__Material to process__:
(begin)
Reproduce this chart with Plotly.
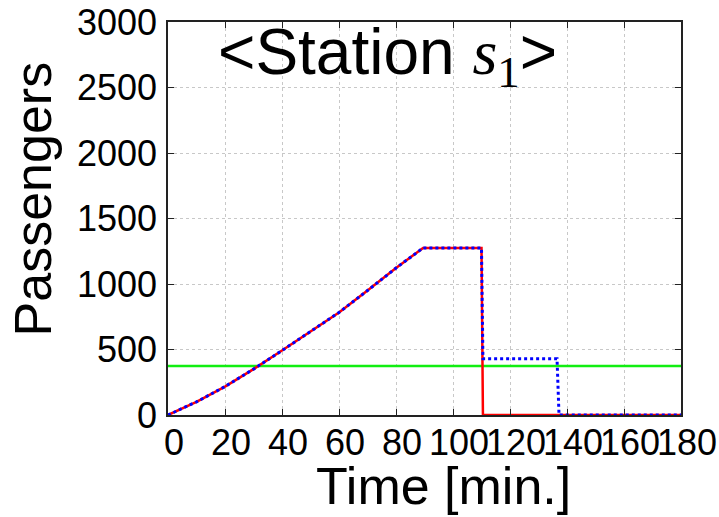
import plotly.graph_objects as go

# Data
t_curve = [0, 10, 20, 30, 40, 50, 60, 70, 80, 89.5, 110]
v_curve = [0, 100, 217, 350, 492, 635, 783, 950, 1122, 1275, 1275]

t_red = t_curve + [110.5, 180]
v_red = v_curve + [0, 0]

t_blue = t_curve + [110.5, 136.5, 137.2, 180]
v_blue = v_curve + [430, 430, 0, 0]

t_green = [0, 180]
v_green = [375, 375]

x_ticks = [0, 20, 40, 60, 80, 100, 120, 140, 160, 180]
y_ticks = [0, 500, 1000, 1500, 2000, 2500, 3000]

FONT = "Liberation Sans, Arial, sans-serif"
SERIF = "'Liberation Serif', serif"

fig = go.Figure()
fig.add_trace(go.Scatter(x=t_green, y=v_green, mode="lines",
                         line=dict(color="#11ee11", width=2.5), showlegend=False))
fig.add_trace(go.Scatter(x=t_red, y=v_red, mode="lines",
                         line=dict(color="#ff0000", width=2.5), showlegend=False))
fig.add_trace(go.Scatter(x=t_blue, y=v_blue, mode="lines",
                         line=dict(color="#0000ff", width=3, dash="dot"), showlegend=False))

axis_common = dict(
    showline=True, linecolor="#222222", linewidth=1.5, mirror="ticks",
    ticks="inside", ticklen=6, tickcolor="#222222", tickwidth=1,
    showgrid=True, gridcolor="#c8c8c8", gridwidth=1, griddash="dot",
    zeroline=False, tickfont=dict(family=FONT, size=36, color="black"),
    tickangle=0, automargin=False,
)

fig.update_xaxes(range=[0, 180], tickvals=x_ticks, ticktext=[str(v) for v in x_ticks],
                 ticklabelstandoff=-5, ticklabelshift=6, **axis_common)
fig.update_yaxes(range=[0, 3000], tickvals=y_ticks, ticktext=[str(v) for v in y_ticks],
                 ticklabelstandoff=2, **axis_common)

fig.add_annotation(
    text=("&lt;Station <span style=\"font-family:" + SERIF + "\"><i>s</i>"
          "<sub>1</sub></span>&gt;"),
    xref="paper", yref="paper", x=0.427, y=0.912, xanchor="center", yanchor="middle",
    showarrow=False, font=dict(family=FONT, size=64, color="black"))

fig.add_annotation(text="Time [min.]", xref="paper", yref="paper",
                   x=0.5375, y=-0.18, xanchor="center", yanchor="middle",
                   showarrow=False, font=dict(family=FONT, size=52, color="black"))
fig.add_annotation(text="Passengers", xref="paper", yref="paper", textangle=-90,
                   x=-0.264, y=0.55, xanchor="center", yanchor="middle",
                   showarrow=False, font=dict(family=FONT, size=52, color="black"))

fig.update_layout(
    width=719, height=517,
    margin=dict(l=168, r=38, t=22, b=102),
    plot_bgcolor="white", paper_bgcolor="white",
)

fig.write_html("out.html")
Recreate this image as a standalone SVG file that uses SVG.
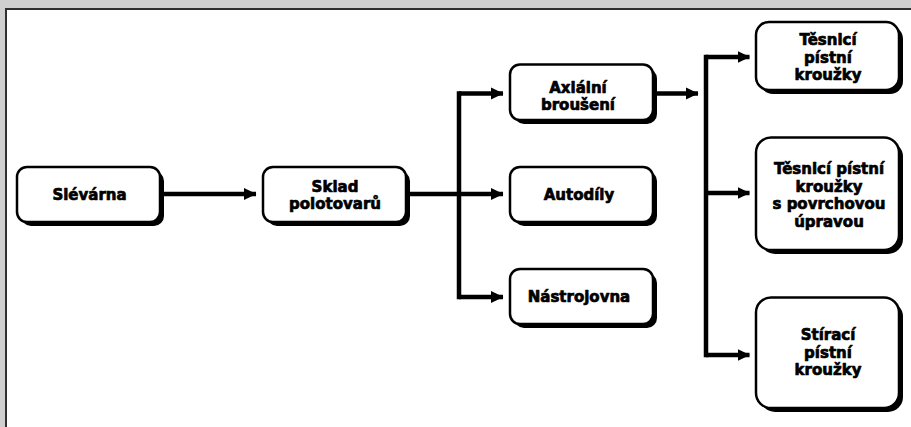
(end)
__The problem__: Print the listing above in full, exactly as written. Omit any pictures.

__Solution to this exercise__:
Reproduce this chart with Plotly.
import plotly.graph_objects as go

# Data
t_curve = [0, 10, 20, 30, 40, 50, 60, 70, 80, 89.5, 110]
v_curve = [0, 100, 217, 350, 492, 635, 783, 950, 1122, 1275, 1275]

t_red = t_curve + [110.5, 180]
v_red = v_curve + [0, 0]

t_blue = t_curve + [110.5, 136.5, 137.2, 180]
v_blue = v_curve + [430, 430, 0, 0]

t_green = [0, 180]
v_green = [375, 375]

x_ticks = [0, 20, 40, 60, 80, 100, 120, 140, 160, 180]
y_ticks = [0, 500, 1000, 1500, 2000, 2500, 3000]

FONT = "Liberation Sans, Arial, sans-serif"
SERIF = "'Liberation Serif', serif"

fig = go.Figure()
fig.add_trace(go.Scatter(x=t_green, y=v_green, mode="lines",
                         line=dict(color="#11ee11", width=2.5), showlegend=False))
fig.add_trace(go.Scatter(x=t_red, y=v_red, mode="lines",
                         line=dict(color="#ff0000", width=2.5), showlegend=False))
fig.add_trace(go.Scatter(x=t_blue, y=v_blue, mode="lines",
                         line=dict(color="#0000ff", width=3, dash="dot"), showlegend=False))

axis_common = dict(
    showline=True, linecolor="#222222", linewidth=1.5, mirror="ticks",
    ticks="inside", ticklen=6, tickcolor="#222222", tickwidth=1,
    showgrid=True, gridcolor="#c8c8c8", gridwidth=1, griddash="dot",
    zeroline=False, tickfont=dict(family=FONT, size=36, color="black"),
    tickangle=0, automargin=False,
)

fig.update_xaxes(range=[0, 180], tickvals=x_ticks, ticktext=[str(v) for v in x_ticks],
                 ticklabelstandoff=-5, ticklabelshift=6, **axis_common)
fig.update_yaxes(range=[0, 3000], tickvals=y_ticks, ticktext=[str(v) for v in y_ticks],
                 ticklabelstandoff=2, **axis_common)

fig.add_annotation(
    text=("&lt;Station <span style=\"font-family:" + SERIF + "\"><i>s</i>"
          "<sub>1</sub></span>&gt;"),
    xref="paper", yref="paper", x=0.427, y=0.912, xanchor="center", yanchor="middle",
    showarrow=False, font=dict(family=FONT, size=64, color="black"))

fig.add_annotation(text="Time [min.]", xref="paper", yref="paper",
                   x=0.5375, y=-0.18, xanchor="center", yanchor="middle",
                   showarrow=False, font=dict(family=FONT, size=52, color="black"))
fig.add_annotation(text="Passengers", xref="paper", yref="paper", textangle=-90,
                   x=-0.264, y=0.55, xanchor="center", yanchor="middle",
                   showarrow=False, font=dict(family=FONT, size=52, color="black"))

fig.update_layout(
    width=719, height=517,
    margin=dict(l=168, r=38, t=22, b=102),
    plot_bgcolor="white", paper_bgcolor="white",
)

fig.write_html("out.html")
Recreate this image as a standalone SVG file that uses SVG.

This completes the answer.